No, avrebbi fatto quello che aviva addeciso. E se aviva funzionato ’na prima volta, avrebbi funzionato macari la secunna."
pagina 246

Una voce di notte è, forse, il romanzo pià politico di Camilleri, tra quelli con protagonista Montalbano: imprenditori mafiosi, e mafiosi dal colletto bianco; presidenti di provincia che si credono padreterni; politico collusi e funzionari dello Stato zelanti col potere. Giornalisti ventriloqui, che parlano con le parole dettate da chi li paga.

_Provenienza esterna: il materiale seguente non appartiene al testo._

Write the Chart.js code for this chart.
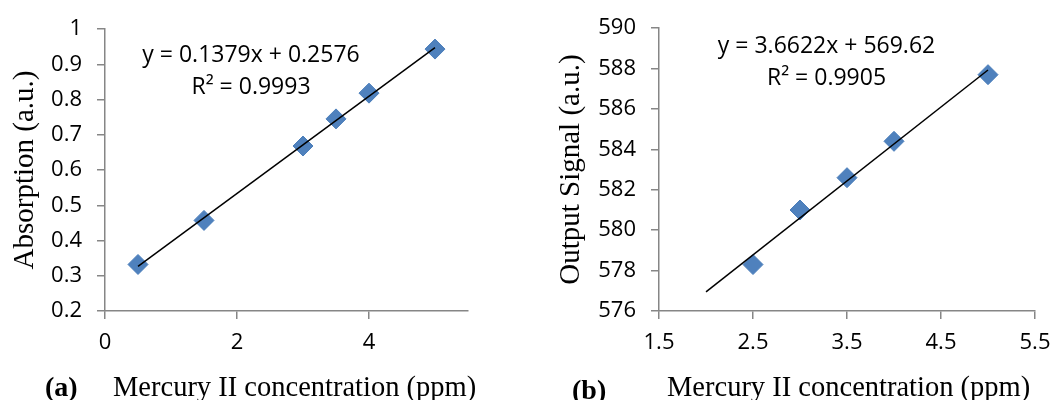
<!DOCTYPE html>
<html>
<head>
<meta charset="utf-8">
<script src="https://cdn.jsdelivr.net/npm/chart.js@4.4.0/dist/chart.umd.min.js"></script>
<style>
  html, body { margin: 0; padding: 0; background: #fff; overflow: hidden; }
  #wrap { position: relative; width: 1063px; height: 400px; }
  .box { position: absolute; top: 0; height: 400px; }
</style>
</head>
<body>
<div id="wrap">
  <div class="box" style="left:0;width:531px"><canvas id="chartA"></canvas></div>
  <div class="box" style="left:531px;width:532px"><canvas id="chartB"></canvas></div>
</div>
<script>
// panel (a): absorption vs mercury concentration
const concA = [0.5, 1.5, 3, 3.5, 4, 5];
const absorptionA = [0.332, 0.457, 0.668, 0.745, 0.818, 0.943];
const fitA = [0.1379, 0.2576, 0.9993]; // slope, intercept, R²
const trendXA = [0.5, 5];
const xTicksA = [0, 2, 4];
const yTicksA = [0.2, 0.3, 0.4, 0.5, 0.6, 0.7, 0.8, 0.9, 1];

// panel (b): output signal vs mercury concentration
const concB = [2.5, 3, 3.5, 4, 5];
const signalB = [578.3, 581.0, 582.6, 584.4, 587.7];
const fitB = [3.6622, 569.62, 0.9905];
const trendXB = [2, 5];
const xTicksB = [1.5, 2.5, 3.5, 4.5, 5.5];
const yTicksB = [576, 578, 580, 582, 584, 586, 588, 590];

const AXIS_GREY = '#868686';
const MARKER_BLUE = '#4F81BD';
const tickFont = { family: '"Open Sans", sans-serif', size: 22 };

// equations, panel letter and x axis title
const captions = {
  id: 'captions',
  afterDraw(chart, args, opts) {
    const ctx = chart.ctx;
    ctx.save();
    ctx.fillStyle = '#000';
    ctx.textBaseline = 'alphabetic';
    ctx.textAlign = 'center';
    ctx.font = '23px "Open Sans", sans-serif';
    opts.lines.forEach((line, i) => {
      ctx.fillText(line, opts.eqX, opts.eqY + i * 32);
    });
    ctx.font = 'bold 28px "Liberation Serif", serif';
    ctx.textAlign = 'left';
    ctx.fillText(opts.panel, opts.panelX, opts.panelY);
    ctx.font = '28.5px "Liberation Serif", serif';
    ctx.fillText(opts.xTitle, opts.xTitleX, 396);
    ctx.restore();
  }
};

function fmtFit(fit) {
  return [
    'y = ' + fit[0] + 'x + ' + fit[1],
    'R\u00B2 = ' + fit[2]
  ];
}

function makeChart(id, xs, ys, fit, trendX, xTicks, yTicks, yTitle, geom) {
  const trend = trendX.map(x => ({ x: x, y: fit[0] * x + fit[1] }));
  const points = xs.map((x, i) => ({ x: x, y: ys[i] }));
  return new Chart(document.getElementById(id), {
    type: 'scatter',
    data: {
      datasets: [
        {
          type: 'line',
          data: trend,
          borderColor: '#000',
          borderWidth: 1.5,
          pointRadius: 0,
          fill: false
        },
        {
          data: points,
          pointStyle: 'rectRot',
          pointRadius: 10,
          backgroundColor: MARKER_BLUE,
          borderColor: '#4A7DBA',
          borderWidth: 1
        }
      ]
    },
    options: {
      responsive: true,
      maintainAspectRatio: false,
      animation: false,
      layout: { padding: { left: 0, top: geom.top, right: geom.right, bottom: 0 } },
      plugins: {
        legend: { display: false },
        tooltip: { enabled: false },
        captions: {
          lines: fmtFit(fit),
          eqX: geom.eqX, eqY: geom.eqY,
          panel: geom.panel, panelX: geom.panelX, panelY: geom.panelY,
          xTitle: 'Mercury II concentration (ppm)', xTitleX: geom.xTitleX
        }
      },
      scales: {
        x: {
          type: 'linear',
          min: xTicks[0],
          max: geom.xMax,
          afterBuildTicks: s => { s.ticks = xTicks.map(v => ({ value: v })); },
          afterFit: s => { s.height = 89; },
          ticks: { font: tickFont, color: '#000', padding: 11, maxRotation: 0,
                   callback: v => String(v) },
          grid: { drawOnChartArea: false, drawTicks: true, tickLength: 8, color: AXIS_GREY, lineWidth: 1.5 },
          border: { color: AXIS_GREY, width: 1.5 }
        },
        y: {
          type: 'linear',
          min: yTicks[0],
          max: yTicks[yTicks.length - 1],
          afterBuildTicks: s => { s.ticks = yTicks.map(v => ({ value: v })); },
          afterFit: s => { s.width = geom.yWidth; },
          ticks: { font: tickFont, color: '#000', padding: 15,
                   callback: v => String(v) },
          grid: { drawOnChartArea: false, drawTicks: true, tickLength: 8, color: AXIS_GREY, lineWidth: 1.5 },
          border: { color: AXIS_GREY, width: 1.5 },
          title: {
            display: true,
            text: yTitle,
            color: '#000',
            font: { family: '"Liberation Serif", serif', size: 29, lineHeight: 1 },
            padding: { top: geom.yTitlePad, bottom: 0 }
          }
        }
      }
    },
    plugins: [captions]
  });
}

makeChart('chartA', concA, absorptionA, fitA, trendXA, xTicksA, yTicksA, 'Absorption (a.u.)', {
  top: 29, right: 63, yWidth: 105, xMax: 5.5, yTitlePad: 11,
  eqX: 251, eqY: 62, panel: '(a)', panelX: 45, panelY: 396, xTitleX: 113
});

makeChart('chartB', concB, signalB, fitB, trendXB, xTicksB, yTicksB, 'Output Signal (a.u.)', {
  top: 23, right: 28, yWidth: 128, xMax: 5.5, yTitlePad: 26,
  eqX: 295.5, eqY: 53, panel: '(b)', panelX: 41, panelY: 399, xTitleX: 136
});
</script>
</body>
</html>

"Si imbatte in un sogno, Montalbano, che gli è rimasto attaccato alle palpebre. La sua devozione cinematografica vi riconosce lo spezzone di un film di Brian De Palma con le atmosfere thrilling della Chicago corrotta e violenta di Al Capone. Il film è il remake di un serial televisivo. Il sogno è un remake di secondo grado, che fa il verso al citazionismo del regista (e dello stesso Camilleri, che intitola il romanzo con il rivolgimento parodico della serenata napoletana Voce ’e notte). Montalbano è come l’agente governativo del film. Ha anche lui una squadra di tre poliziotti «intoccabili» che lavorano d’intesa. Della squadra, insieme a Fazio con il suo portatile archivio genealogico, e ad Augello, zelante quanto suscettibile, fa parte a pieno titolo il telefonista Catarella: l’elettrizzato folletto della scienza tecnologica messa al servizio delle indagini, cui non nuocciono esilaranti frappa menti e sfracelli linguistici.
Montalbano non trattiene lo sdegno davanti alla Chicago di Al Capone, che dilaga in terra italica. Fa sua l’irritata impazienza di Cicerone contro Catilina. E rimodula in vigatese l’antica requisitoria latina: «In quale parte del mondo ci troviamo? Quale governo abbiamo? In quale città viviamo?»."